Base to the SC4/STEP question - I imagine what whoever made the
statement meant was that for SC4 usage, there are very few cases where
OWL could not replace EXPRESS as the base modeling language for the
standards. That's certainly something I believe. In cases where OWL
doesn't do everything EXPRESS does, other approaches can supplement the
OWL (e.g. a lack of OWL support for cardinality can be handled by an
XML Schema derived from the OWL for the purpose of data exchange). By
the way, translating EXPRESS to UML first doesn't solve everything - it
turns out that UML doesn't support the full set of INVERSE capabilities
EXPRESS has.
Cheers,
David
On 17/10/10 20:13, sean barker wrote:
John,
Thank you for your answer on the relative expressive powers of OWL and EXPRESS.
Matthew, Ian
I was not actually proposing to write EXPRESS in OWL, although I believe there is a tool by the name of Reeper that does the translation for you, but I would agree it's not a sensible thing to do.
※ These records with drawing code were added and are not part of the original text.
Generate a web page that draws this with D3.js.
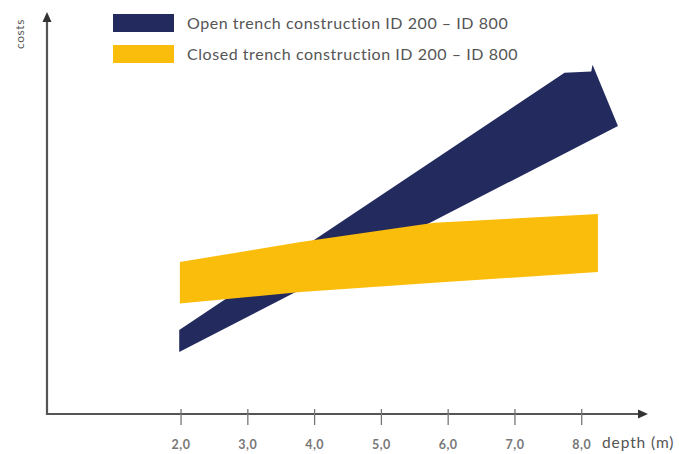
<!DOCTYPE html>
<html>
<head>
<meta charset="utf-8">
<script src="https://cdn.jsdelivr.net/npm/d3@7"></script>
<style>
  body { margin: 0; background: #fff; }
  svg text { font-family: Lato, "Open Sans", sans-serif; }
</style>
</head>
<body>
<svg width="679" height="454"></svg>
<script>
// band outlines, depth (m) / cost (arbitrary units)
const openTop = [[1.98, 21], [7.75, 85.3], [8.15, 85.6], [8.17, 87.3], [8.55, 72]]
const openBottom = [[1.98, 15.5], [8.55, 72]]

const closedDepth = [1.99, 3.8, 5.8, 8.25]
const closedHigh = [38, 43, 47.8, 50]
const closedLow = [27.6, 30.5, 32.8, 35.5]

const depthTicks = [2, 3, 4, 5, 6, 7, 8]
const legendLabels = ['Open trench construction ID 200 \u2013 ID 800', 'Closed trench construction ID 200 \u2013 ID 800']
const colors = ['#232b5e', '#fbbd0b']

document.addEventListener('DOMContentLoaded', () => {
    const svg = d3.select('svg')

    const x = d3.scaleLinear().domain([0, 9]).range([47, 648])
    const y = d3.scaleLinear().domain([0, 100]).range([414, 14])

    const line = d3.line().x(d => x(d[0])).y(d => y(d[1]))

    // open trench band (drawn first, yellow covers it)
    const openPoly = openTop.concat(openBottom.slice().reverse())
    svg.append('path')
        .attr('d', line(openPoly) + 'Z')
        .attr('fill', colors[0])

    // closed trench band
    const area = d3.area()
        .x((d, i) => x(closedDepth[i]))
        .y0((d, i) => y(closedLow[i]))
        .y1((d, i) => y(closedHigh[i]))
    svg.append('path')
        .attr('d', area(closedDepth))
        .attr('fill', colors[1])

    // axes
    const axisColor = '#555'
    svg.append('line')
        .attr('x1', x(0)).attr('y1', y(0))
        .attr('x2', x(9) - 6).attr('y2', y(0))
        .attr('stroke', axisColor).attr('stroke-width', 2.2)
    svg.append('path')
        .attr('d', `M${x(9)},${y(0)} L${x(9) - 10},${y(0) - 4.5} L${x(9) - 10},${y(0) + 4.5}Z`)
        .attr('fill', '#333')
    svg.append('line')
        .attr('x1', x(0)).attr('y1', y(0) + 1)
        .attr('x2', x(0)).attr('y2', y(100) + 6)
        .attr('stroke', axisColor).attr('stroke-width', 2.2)
    svg.append('path')
        .attr('d', `M${x(0)},${y(100) - 2} L${x(0) - 4.5},${y(100) + 8} L${x(0) + 4.5},${y(100) + 8}Z`)
        .attr('fill', '#333')

    const xAxis = svg.append('g')
        .attr('transform', `translate(0,${y(0)})`)
        .call(d3.axisBottom(x).tickValues(depthTicks).tickSize(11).tickSizeOuter(0).tickPadding(15)
            .tickFormat(d => d3.format('.1f')(d).replace('.', ',')))
    xAxis.select('.domain').remove()
    xAxis.selectAll('.tick line').attr('y1', -5).attr('stroke', '#777').attr('stroke-width', 1.3)
    xAxis.selectAll('.tick text')
        .attr('font-size', 12.5).attr('font-weight', 'bold').attr('fill', '#777')
        .attr('letter-spacing', 0.5)
        .style('font-family', 'Lato, sans-serif')

    svg.append('text')
        .attr('x', 602).attr('y', 448)
        .attr('font-size', 15.5).attr('fill', '#555')
        .attr('letter-spacing', 0.9)
        .text('depth (m)')

    svg.append('text')
        .attr('transform', `translate(24,34) rotate(-90)`)
        .attr('text-anchor', 'middle')
        .attr('font-size', 12).attr('fill', '#555')
        .attr('letter-spacing', 0.6)
        .text('costs')

    // legend
    legendLabels.forEach((t, i) => {
        const ly = 14 + i * 31
        svg.append('rect')
            .attr('x', 113).attr('y', ly).attr('width', 61).attr('height', 18)
            .attr('fill', colors[i])
        svg.append('text')
            .attr('x', 187).attr('y', ly + 9).attr('dy', '0.35em')
            .attr('font-size', 16).attr('fill', '#555')
            .attr('letter-spacing', 0.55)
            .text(t)
    })
})
</script>
</body>
</html>
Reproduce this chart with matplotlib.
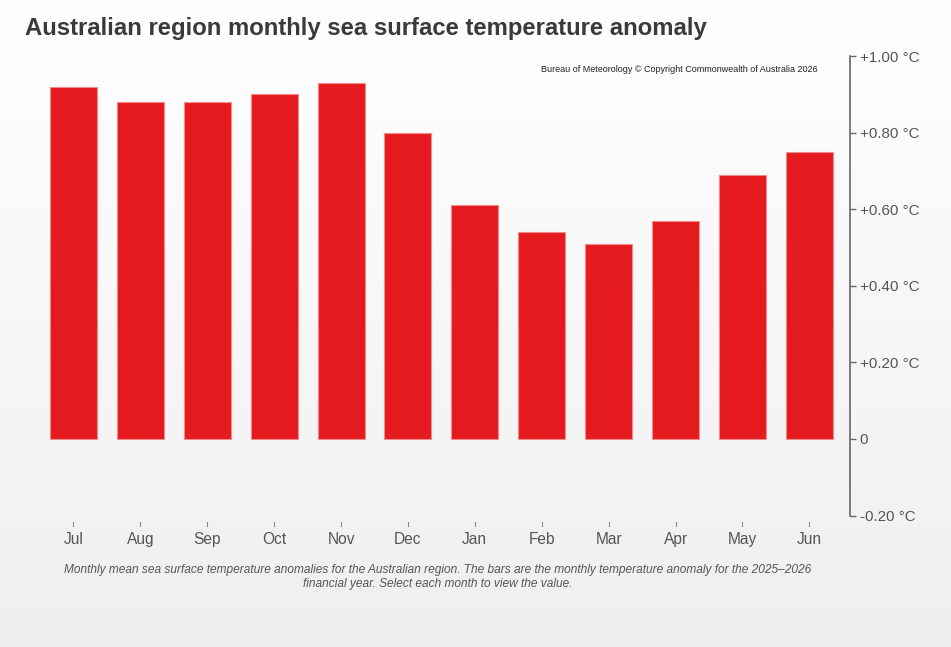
import matplotlib
matplotlib.use("Agg")
import matplotlib.pyplot as plt
import numpy as np
from matplotlib.colors import LinearSegmentedColormap

months = ["Jul", "Aug", "Sep", "Oct", "Nov", "Dec", "Jan", "Feb", "Mar", "Apr", "May", "Jun"]
anomaly = [0.92, 0.88, 0.88, 0.90, 0.93, 0.80, 0.61, 0.54, 0.51, 0.57, 0.69, 0.75]
ytick_vals = [-0.2, 0.0, 0.2, 0.4, 0.6, 0.8, 1.0]
ytick_labels = ["-0.20 °C", "0", "+0.20 °C", "+0.40 °C", "+0.60 °C", "+0.80 °C", "+1.00 °C"]

title = "Australian region monthly sea surface temperature anomaly"
credit = "Bureau of Meteorology © Copyright Commonwealth of Australia 2026"
caption = ("Monthly mean sea surface temperature anomalies for the Australian region. The bars are the monthly temperature anomaly for the 2025–2026\n"
           "financial year. Select each month to view the value.")

plt.rcParams['font.family'] = ['Liberation Sans', 'DejaVu Sans']

W, H = 951, 647
fig = plt.figure(figsize=(W / 100, H / 100), dpi=100)

# background gradient
bg = fig.add_axes([0, 0, 1, 1], zorder=-10)
cmap = LinearSegmentedColormap.from_list("bg", ["#ffffff", "#efefef"])
grad = np.linspace(0, 1, 256).reshape(-1, 1)
bg.imshow(grad, aspect="auto", cmap=cmap, extent=[0, 1, 0, 1], origin="upper")
bg.set_axis_off()

# plot area in pixel coords
left_px, right_px = 40, 850
step_px = 66.9
ytop_px = 56
ybot_px = 515.6
ax = fig.add_axes([left_px / W, 1 - ybot_px / H, (right_px - left_px) / W, (ybot_px - ytop_px) / H])
ax.patch.set_alpha(0)

x = np.arange(len(months))
ax.bar(x, anomaly, width=47 / step_px, color="#e51a1e", edgecolor="#f08a8c", linewidth=0.8)

ax.set_xlim(-0.5, -0.5 + (right_px - left_px) / step_px)
ax.set_ylim(-0.2, 1.0)

for s in ["top", "left", "bottom"]:
    ax.spines[s].set_visible(False)
ax.spines["right"].set_color("#666666")
ax.spines["right"].set_linewidth(1.2)
ax.yaxis.tick_right()
ax.set_yticks(ytick_vals)
ax.set_yticklabels(ytick_labels)
ax.tick_params(axis="y", direction="out", length=4, width=1, color="#666666",
               labelcolor="#555555", labelsize=10.9, pad=3)

ax.set_xticks(x)
ax.set_xticklabels(months)
ax.tick_params(axis="x", direction="in", length=0, labelcolor="#555555", labelsize=11.2, pad=12)
# small tick marks above labels
for xi in x:
    ax.plot([xi, xi], [-0.218, -0.228], color="#888888", lw=0.8, clip_on=False,
            transform=ax.transData)

fig.text(25 / W, 1 - 28 / H, title, fontsize=17.2, fontweight="bold", color="#3a3a3a",
         ha="left", va="center")
fig.text(818 / W, 1 - 70 / H, credit, fontsize=6.45, color="#222222", ha="right", va="center")
fig.text(438 / W, 1 - 577 / H, caption, fontsize=8.6, style="italic", color="#555555",
         ha="center", va="center", linespacing=1.15)

fig.savefig("out.png", dpi=100)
The point was rather that, if in the semantic web, one came across something that said it was a AP214:Part which was a subtype of a STEP:Product which is a subtype of EXPRESS:Entity, which is a subtype of OLW:thing, would current approaches to the semantic web interpret it correctly? The reason for asking this question is that, in my experience, let a computer programmer loose with some constuct which is intended to have a conventional interpretation and they will ignore the convention, and manipulated according to its computational properties. My understanding is that "semantics" in "semantic web" is concerned with the semantics of the logical operators, rather than the semantics of the terms, such as instantiate from OWL:thing. Hence, if one were to interpret OWL:thing as simply the modelling construct EXPRESS:Entity, would subsequent subtyping to STEPProduct or STEP:Version make further interpetation impossible? Or would this provide another form of Upper Ontology?